All of the lines below are to be transcribed faithfully, with pictures excluded from the copy.

_ _ _ _ _ _ _

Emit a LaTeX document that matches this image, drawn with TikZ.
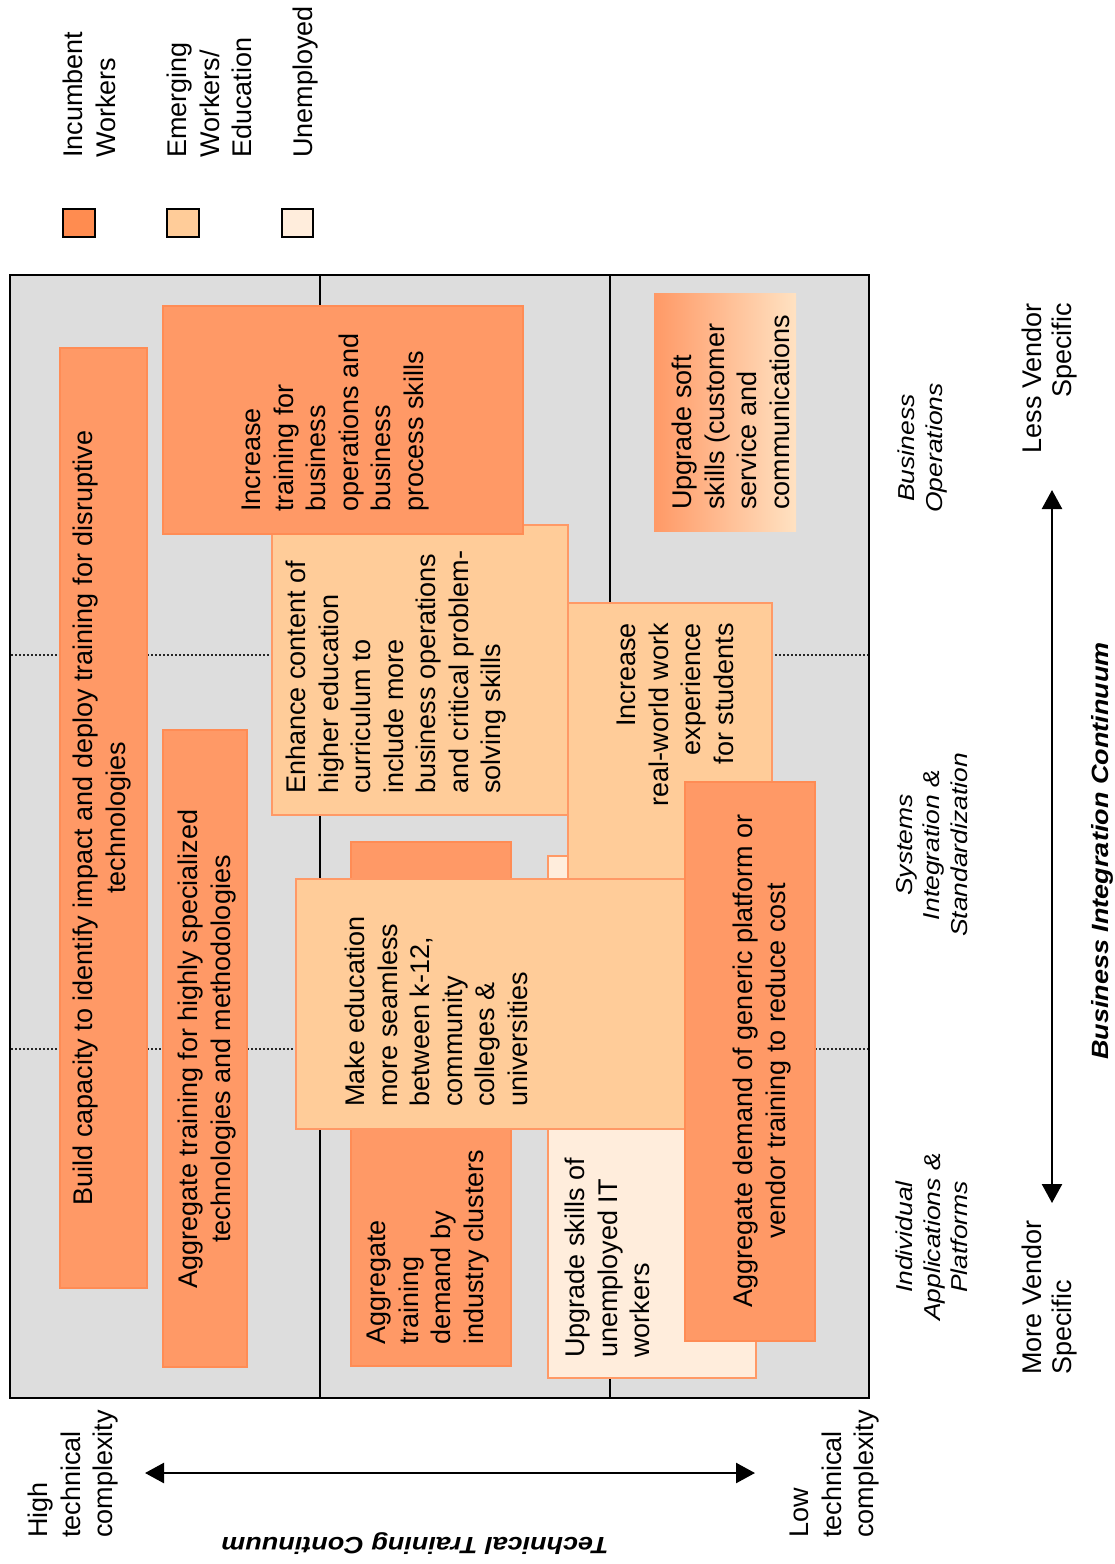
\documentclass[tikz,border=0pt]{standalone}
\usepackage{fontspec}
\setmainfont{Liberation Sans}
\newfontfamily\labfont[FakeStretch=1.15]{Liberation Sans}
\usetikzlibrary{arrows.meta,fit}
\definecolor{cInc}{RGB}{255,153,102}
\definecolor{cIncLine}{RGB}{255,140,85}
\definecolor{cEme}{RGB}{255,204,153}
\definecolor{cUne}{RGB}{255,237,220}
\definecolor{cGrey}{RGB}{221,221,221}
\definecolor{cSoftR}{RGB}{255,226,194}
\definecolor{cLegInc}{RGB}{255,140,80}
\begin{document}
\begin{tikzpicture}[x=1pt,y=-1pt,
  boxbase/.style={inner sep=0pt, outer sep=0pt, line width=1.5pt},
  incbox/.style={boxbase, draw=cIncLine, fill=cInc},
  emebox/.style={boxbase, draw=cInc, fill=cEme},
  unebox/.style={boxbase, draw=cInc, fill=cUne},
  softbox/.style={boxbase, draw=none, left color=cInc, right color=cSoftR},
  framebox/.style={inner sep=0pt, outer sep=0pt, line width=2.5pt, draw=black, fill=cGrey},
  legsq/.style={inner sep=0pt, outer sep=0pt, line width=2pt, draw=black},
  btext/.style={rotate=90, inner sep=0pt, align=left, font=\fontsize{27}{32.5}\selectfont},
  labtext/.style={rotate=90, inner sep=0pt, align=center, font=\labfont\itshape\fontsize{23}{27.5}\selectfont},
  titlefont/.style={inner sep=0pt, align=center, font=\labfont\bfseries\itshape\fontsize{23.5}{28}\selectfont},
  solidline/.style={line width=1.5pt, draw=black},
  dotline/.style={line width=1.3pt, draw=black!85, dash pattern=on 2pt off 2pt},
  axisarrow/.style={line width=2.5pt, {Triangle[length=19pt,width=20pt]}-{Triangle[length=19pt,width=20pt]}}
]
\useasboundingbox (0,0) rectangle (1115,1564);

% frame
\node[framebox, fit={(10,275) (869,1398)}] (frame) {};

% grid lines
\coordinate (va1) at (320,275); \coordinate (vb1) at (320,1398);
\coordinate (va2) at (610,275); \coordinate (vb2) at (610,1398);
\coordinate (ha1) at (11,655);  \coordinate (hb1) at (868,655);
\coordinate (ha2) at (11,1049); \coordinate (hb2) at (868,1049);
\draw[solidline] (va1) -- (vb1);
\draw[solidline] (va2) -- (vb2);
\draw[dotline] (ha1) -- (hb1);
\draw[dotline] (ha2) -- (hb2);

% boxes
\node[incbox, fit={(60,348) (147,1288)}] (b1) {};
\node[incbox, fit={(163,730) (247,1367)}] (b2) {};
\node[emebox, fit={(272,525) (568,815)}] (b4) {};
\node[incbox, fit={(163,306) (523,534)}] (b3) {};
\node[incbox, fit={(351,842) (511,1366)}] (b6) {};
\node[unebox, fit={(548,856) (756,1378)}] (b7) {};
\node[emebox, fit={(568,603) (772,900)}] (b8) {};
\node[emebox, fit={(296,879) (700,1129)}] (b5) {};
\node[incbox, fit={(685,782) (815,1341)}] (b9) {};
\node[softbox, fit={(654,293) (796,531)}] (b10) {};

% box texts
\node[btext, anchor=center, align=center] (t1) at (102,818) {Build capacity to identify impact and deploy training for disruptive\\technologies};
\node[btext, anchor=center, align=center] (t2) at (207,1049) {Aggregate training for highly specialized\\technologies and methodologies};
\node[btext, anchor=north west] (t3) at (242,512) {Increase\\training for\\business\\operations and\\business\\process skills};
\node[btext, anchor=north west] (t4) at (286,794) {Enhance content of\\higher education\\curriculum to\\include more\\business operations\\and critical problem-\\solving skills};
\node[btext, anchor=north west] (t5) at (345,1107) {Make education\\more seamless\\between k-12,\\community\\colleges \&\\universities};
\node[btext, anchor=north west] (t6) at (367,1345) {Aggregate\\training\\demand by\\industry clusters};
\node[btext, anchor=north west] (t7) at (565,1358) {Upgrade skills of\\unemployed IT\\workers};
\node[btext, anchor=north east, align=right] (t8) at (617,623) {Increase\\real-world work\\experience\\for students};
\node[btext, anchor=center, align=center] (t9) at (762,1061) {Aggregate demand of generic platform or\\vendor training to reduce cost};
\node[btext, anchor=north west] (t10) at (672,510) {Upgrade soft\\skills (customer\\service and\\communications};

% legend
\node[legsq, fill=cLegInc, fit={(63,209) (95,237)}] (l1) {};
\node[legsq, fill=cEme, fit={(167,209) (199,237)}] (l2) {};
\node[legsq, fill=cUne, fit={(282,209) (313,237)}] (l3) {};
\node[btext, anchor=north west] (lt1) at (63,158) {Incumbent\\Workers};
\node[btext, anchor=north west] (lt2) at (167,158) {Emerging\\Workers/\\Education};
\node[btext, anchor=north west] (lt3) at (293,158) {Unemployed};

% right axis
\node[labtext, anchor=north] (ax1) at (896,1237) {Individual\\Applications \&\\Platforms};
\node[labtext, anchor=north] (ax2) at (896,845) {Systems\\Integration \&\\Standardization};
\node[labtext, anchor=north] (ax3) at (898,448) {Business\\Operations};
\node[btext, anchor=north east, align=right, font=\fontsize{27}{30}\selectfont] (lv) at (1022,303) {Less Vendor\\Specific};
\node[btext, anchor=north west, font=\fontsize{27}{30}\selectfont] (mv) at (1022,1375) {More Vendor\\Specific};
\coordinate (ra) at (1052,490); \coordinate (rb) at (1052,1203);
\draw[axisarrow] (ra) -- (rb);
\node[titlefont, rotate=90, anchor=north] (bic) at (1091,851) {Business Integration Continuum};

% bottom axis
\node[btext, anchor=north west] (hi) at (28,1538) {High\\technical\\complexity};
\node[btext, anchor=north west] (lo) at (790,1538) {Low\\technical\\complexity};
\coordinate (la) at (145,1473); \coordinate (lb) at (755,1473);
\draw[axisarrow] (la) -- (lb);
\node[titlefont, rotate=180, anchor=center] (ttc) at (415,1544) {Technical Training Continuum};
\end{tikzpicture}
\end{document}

_ _ _ _ _ _ _

* _RESULT OF THE EXERCISE_:
Emit a LaTeX document that matches this image, drawn with TikZ.
\documentclass[tikz,border=0pt]{standalone}
\usepackage{fontspec}
\setmainfont{Liberation Sans}
\newfontfamily\labfont[FakeStretch=1.15]{Liberation Sans}
\usetikzlibrary{arrows.meta,fit}
\definecolor{cInc}{RGB}{255,153,102}
\definecolor{cIncLine}{RGB}{255,140,85}
\definecolor{cEme}{RGB}{255,204,153}
\definecolor{cUne}{RGB}{255,237,220}
\definecolor{cGrey}{RGB}{221,221,221}
\definecolor{cSoftR}{RGB}{255,226,194}
\definecolor{cLegInc}{RGB}{255,140,80}
\begin{document}
\begin{tikzpicture}[x=1pt,y=-1pt,
  boxbase/.style={inner sep=0pt, outer sep=0pt, line width=1.5pt},
  incbox/.style={boxbase, draw=cIncLine, fill=cInc},
  emebox/.style={boxbase, draw=cInc, fill=cEme},
  unebox/.style={boxbase, draw=cInc, fill=cUne},
  softbox/.style={boxbase, draw=none, left color=cInc, right color=cSoftR},
  framebox/.style={inner sep=0pt, outer sep=0pt, line width=2.5pt, draw=black, fill=cGrey},
  legsq/.style={inner sep=0pt, outer sep=0pt, line width=2pt, draw=black},
  btext/.style={rotate=90, inner sep=0pt, align=left, font=\fontsize{27}{32.5}\selectfont},
  labtext/.style={rotate=90, inner sep=0pt, align=center, font=\labfont\itshape\fontsize{23}{27.5}\selectfont},
  titlefont/.style={inner sep=0pt, align=center, font=\labfont\bfseries\itshape\fontsize{23.5}{28}\selectfont},
  solidline/.style={line width=1.5pt, draw=black},
  dotline/.style={line width=1.3pt, draw=black!85, dash pattern=on 2pt off 2pt},
  axisarrow/.style={line width=2.5pt, {Triangle[length=19pt,width=20pt]}-{Triangle[length=19pt,width=20pt]}}
]
\useasboundingbox (0,0) rectangle (1115,1564);

% frame
\node[framebox, fit={(10,275) (869,1398)}] (frame) {};

% grid lines
\coordinate (va1) at (320,275); \coordinate (vb1) at (320,1398);
\coordinate (va2) at (610,275); \coordinate (vb2) at (610,1398);
\coordinate (ha1) at (11,655);  \coordinate (hb1) at (868,655);
\coordinate (ha2) at (11,1049); \coordinate (hb2) at (868,1049);
\draw[solidline] (va1) -- (vb1);
\draw[solidline] (va2) -- (vb2);
\draw[dotline] (ha1) -- (hb1);
\draw[dotline] (ha2) -- (hb2);

% boxes
\node[incbox, fit={(60,348) (147,1288)}] (b1) {};
\node[incbox, fit={(163,730) (247,1367)}] (b2) {};
\node[emebox, fit={(272,525) (568,815)}] (b4) {};
\node[incbox, fit={(163,306) (523,534)}] (b3) {};
\node[incbox, fit={(351,842) (511,1366)}] (b6) {};
\node[unebox, fit={(548,856) (756,1378)}] (b7) {};
\node[emebox, fit={(568,603) (772,900)}] (b8) {};
\node[emebox, fit={(296,879) (700,1129)}] (b5) {};
\node[incbox, fit={(685,782) (815,1341)}] (b9) {};
\node[softbox, fit={(654,293) (796,531)}] (b10) {};

% box texts
\node[btext, anchor=center, align=center] (t1) at (102,818) {Build capacity to identify impact and deploy training for disruptive\\technologies};
\node[btext, anchor=center, align=center] (t2) at (207,1049) {Aggregate training for highly specialized\\technologies and methodologies};
\node[btext, anchor=north west] (t3) at (242,512) {Increase\\training for\\business\\operations and\\business\\process skills};
\node[btext, anchor=north west] (t4) at (286,794) {Enhance content of\\higher education\\curriculum to\\include more\\business operations\\and critical problem-\\solving skills};
\node[btext, anchor=north west] (t5) at (345,1107) {Make education\\more seamless\\between k-12,\\community\\colleges \&\\universities};
\node[btext, anchor=north west] (t6) at (367,1345) {Aggregate\\training\\demand by\\industry clusters};
\node[btext, anchor=north west] (t7) at (565,1358) {Upgrade skills of\\unemployed IT\\workers};
\node[btext, anchor=north east, align=right] (t8) at (617,623) {Increase\\real-world work\\experience\\for students};
\node[btext, anchor=center, align=center] (t9) at (762,1061) {Aggregate demand of generic platform or\\vendor training to reduce cost};
\node[btext, anchor=north west] (t10) at (672,510) {Upgrade soft\\skills (customer\\service and\\communications};

% legend
\node[legsq, fill=cLegInc, fit={(63,209) (95,237)}] (l1) {};
\node[legsq, fill=cEme, fit={(167,209) (199,237)}] (l2) {};
\node[legsq, fill=cUne, fit={(282,209) (313,237)}] (l3) {};
\node[btext, anchor=north west] (lt1) at (63,158) {Incumbent\\Workers};
\node[btext, anchor=north west] (lt2) at (167,158) {Emerging\\Workers/\\Education};
\node[btext, anchor=north west] (lt3) at (293,158) {Unemployed};

% right axis
\node[labtext, anchor=north] (ax1) at (896,1237) {Individual\\Applications \&\\Platforms};
\node[labtext, anchor=north] (ax2) at (896,845) {Systems\\Integration \&\\Standardization};
\node[labtext, anchor=north] (ax3) at (898,448) {Business\\Operations};
\node[btext, anchor=north east, align=right, font=\fontsize{27}{30}\selectfont] (lv) at (1022,303) {Less Vendor\\Specific};
\node[btext, anchor=north west, font=\fontsize{27}{30}\selectfont] (mv) at (1022,1375) {More Vendor\\Specific};
\coordinate (ra) at (1052,490); \coordinate (rb) at (1052,1203);
\draw[axisarrow] (ra) -- (rb);
\node[titlefont, rotate=90, anchor=north] (bic) at (1091,851) {Business Integration Continuum};

% bottom axis
\node[btext, anchor=north west] (hi) at (28,1538) {High\\technical\\complexity};
\node[btext, anchor=north west] (lo) at (790,1538) {Low\\technical\\complexity};
\coordinate (la) at (145,1473); \coordinate (lb) at (755,1473);
\draw[axisarrow] (la) -- (lb);
\node[titlefont, rotate=180, anchor=center] (ttc) at (415,1544) {Technical Training Continuum};
\end{tikzpicture}
\end{document}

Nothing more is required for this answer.